This article was co-authored by Devon King (Senior Account Executive, Sales) and Colm Bermingham (EVP, Sales) at Inbenta.
Businesses are losing Gen Z. At least, those businesses that aren’t living up to the expectations of their young, savvy, digitally native customers.
Combined with Millennials, this cohort makes up over 42% of the U.S. buying public. Their expectations are clear, and they’re willing to pay for them. According to a recent survey, 48% of Gen Z consumers are willing to pay a premium to have online orders delivered faster.
Nearly half of respondents rate quick and easy checkout as the most important factor in their shopping experience. A third rate quick and helpful customer service as a top priority.
So what are businesses who fail to understand this missing?
1. Gen Z wants access.
Born and raised in the era of smartphones and social media, this generation of consumers has a fundamentally new relationship with technology in every aspect of their life, from researching a subject to shopping for jeans. They want, and expect, instant access, fast answers, and self-service. Many even prefer digital interactions to phone calls or meeting face-to-face.
Given this consumer group’s lower tolerance for negative experiences, there is minimal margin for service slip-ups. Such as being re-routed to multiple agents, enduring long hold times on calls, or waiting days for matters to be resolved. This is particularly noteworthy considering that 83% of consumers expect immediate interaction with a company representative, according to a recent Salesforce survey.
This shift in consumer behavior has paved the way for the rise of AI technology that lets companies be available to their customers 24/7. For any business looking to cater to a younger, more digitally connected audience, understanding this technology — and how it could affect your bottom line — is key.
2. Gen Z wants answers.
When thinking of AI applications to enhance customer experience, you first need some definitions. Generative AI, for instance, generates its responses from the patterns it’s learned. It’s sometimes described as a black box. Its answers can be hard to predict and based on statistical models that can’t be reverse engineered. In a chatbot, for example, generative AI tends to be a one-way interaction, featuring a prompt and a response.
Conversational AI, on the other hand, is like a glass box. It’s based on natural language processing (NLP), machine learning and a lexicon, and its output is transparent and controllable. It can ask questions, clarify needs, and it can understand the nuances of language to interpret the intent behind a customer’s query. For organisations looking to integrate AI, this single element can be the difference between a customer finding what they’re looking for, and abandoning your site in frustration.

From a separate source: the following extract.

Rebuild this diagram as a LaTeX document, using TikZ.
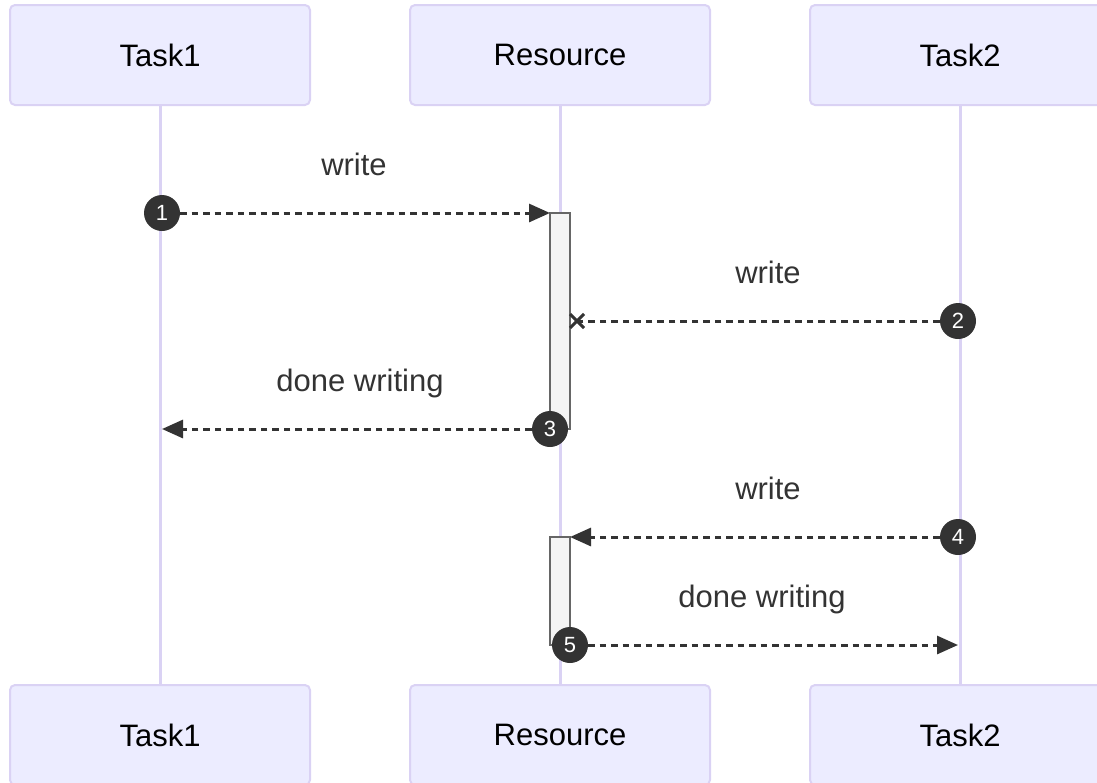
\documentclass[tikz,border=0pt]{standalone}
\usepackage{fontspec}
\setmainfont{Liberation Sans}
\usepackage{tikz}
\usetikzlibrary{arrows.meta, positioning}
\definecolor{actfill}{HTML}{ECECFF}
\definecolor{actline}{HTML}{DAD2F4}
\definecolor{msgcol}{HTML}{333333}
\definecolor{barfill}{HTML}{F4F4F4}
\definecolor{barline}{HTML}{666666}
\tikzset{>={Triangle[length=21pt,width=18pt]}}

\begin{document}
\begin{tikzpicture}[x=1pt, y=-1pt,
  actor/.style={draw=actline, line width=2pt, fill=actfill, rounded corners=5pt,
    minimum width=300pt, minimum height=100pt, text=black, font=\fontsize{31}{36}\selectfont},
  lifeline/.style={draw=actline, line width=3pt},
  msg/.style={draw=msgcol, line width=3pt, dash pattern=on 6.5pt off 5pt},
  lbl/.style={text=msgcol, anchor=base, font=\fontsize{31}{36}\selectfont},
  num/.style={circle, fill=msgcol, text=white, minimum size=36pt, inner sep=0pt,
    font=\fontsize{22}{24}\selectfont},
  bar/.style={draw=barline, fill=barfill, line width=2pt, minimum width=20pt,
    inner sep=0pt, outer sep=0pt}]
		\useasboundingbox (0,0) rectangle (1097,782);
		\node[actor] (T1) at (160,55) {Task1};
		\node[actor] (R) at (560,55) {Resource};
		\node[actor] (T2) at (960,55) {Task2};
		\node[actor] (T1b) at (160,735) {Task1};
		\node[actor] (Rb) at (560,735) {Resource};
		\node[actor] (T2b) at (960,735) {Task2};
		\draw[lifeline] (T1) -- (T1b); \draw[lifeline] (R) -- (Rb); \draw[lifeline] (T2) -- (T2b);
		
		\node[bar, minimum height=216pt] (act1) at (560,321) {};
		\node[bar, minimum height=108pt] (act2) at (560,591) {};
		
		\node[num] (n1) at (162,213) {1};
		\node[num] (n2) at (958,321) {2};
		\node[num] (n3) at (act1.south west) {3};
		\node[num] (n4) at (958,537) {4};
		\node[num] (n5) at (act2.south east) {5};
		\coordinate (x2) at (577,321);
		\coordinate (e3) at (162,429);
		\coordinate (e5) at (958,645);
		
		\draw[msg,->] (n1) -- (act1.north west);
		\draw[msg] (n2) -- (x2);
		\draw[msgcol, line width=3pt] (x2) ++(-7,-7) -- ++(14,14) (x2) ++(-7,7) -- ++(14,-14);
		\draw[msg,->] (n3) -- (e3);
		\draw[msg,->] (n4) -- (act2.north east);
		\draw[msg,->] (n5) -- (e5);
		
		\node[lbl] at (354,175) {write};
		\node[lbl] at (768,283) {write};
		\node[lbl] at (360,391) {done writing};
		\node[lbl] at (768,499) {write};
		\node[lbl] at (762,607) {done writing};
\end{tikzpicture}
\end{document}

As AIM Research points out, 40% of enterprise applications are expected to incorporate conversational AI by 2024. That’s up from less than 5% in 2020. This is a staggering jump, and a sign of just how quickly things are changing. A well-built AI chatbot can handle up to 85% of routine customer inquiries, freeing up customer service teams to focus on more complex or revenue-generating tasks. From quicker response times to more consistent support across the company, it’s not just more efficient, it’s a better customer experience.
3. Gen Z wants honesty.
Customers honed on social media expect honesty and transparency. And the same rule applies to the use of AI in any customer interaction. Clearly communicating, for instance, that your chatbot or virtual assistant is powered by conversational AI will help you build trust with your customers. They might even prefer it to other businesses whose tech is less personable, or worse, keeps them waiting.
By harnessing conversational AI in a personalised and thoughtful manner, with the customer at the core of your strategy, you can enhance your relationship with them and establish the groundwork for lasting customer loyalty.
The way forward
Implementing AI technology doesn’t have to be hard or time-consuming. Many companies can get up and running with a conversational AI chatbot in as little as four to six weeks. Powered by machine learning, these are powerful tools that improve with use. The latest AI tech can even connect companies to platforms to allow them to reach their customers anytime, anywhere.
Companies that embrace this new technology are poised to thrive in this digital-first era. Those that don’t may find that their customers have simply outgrown them.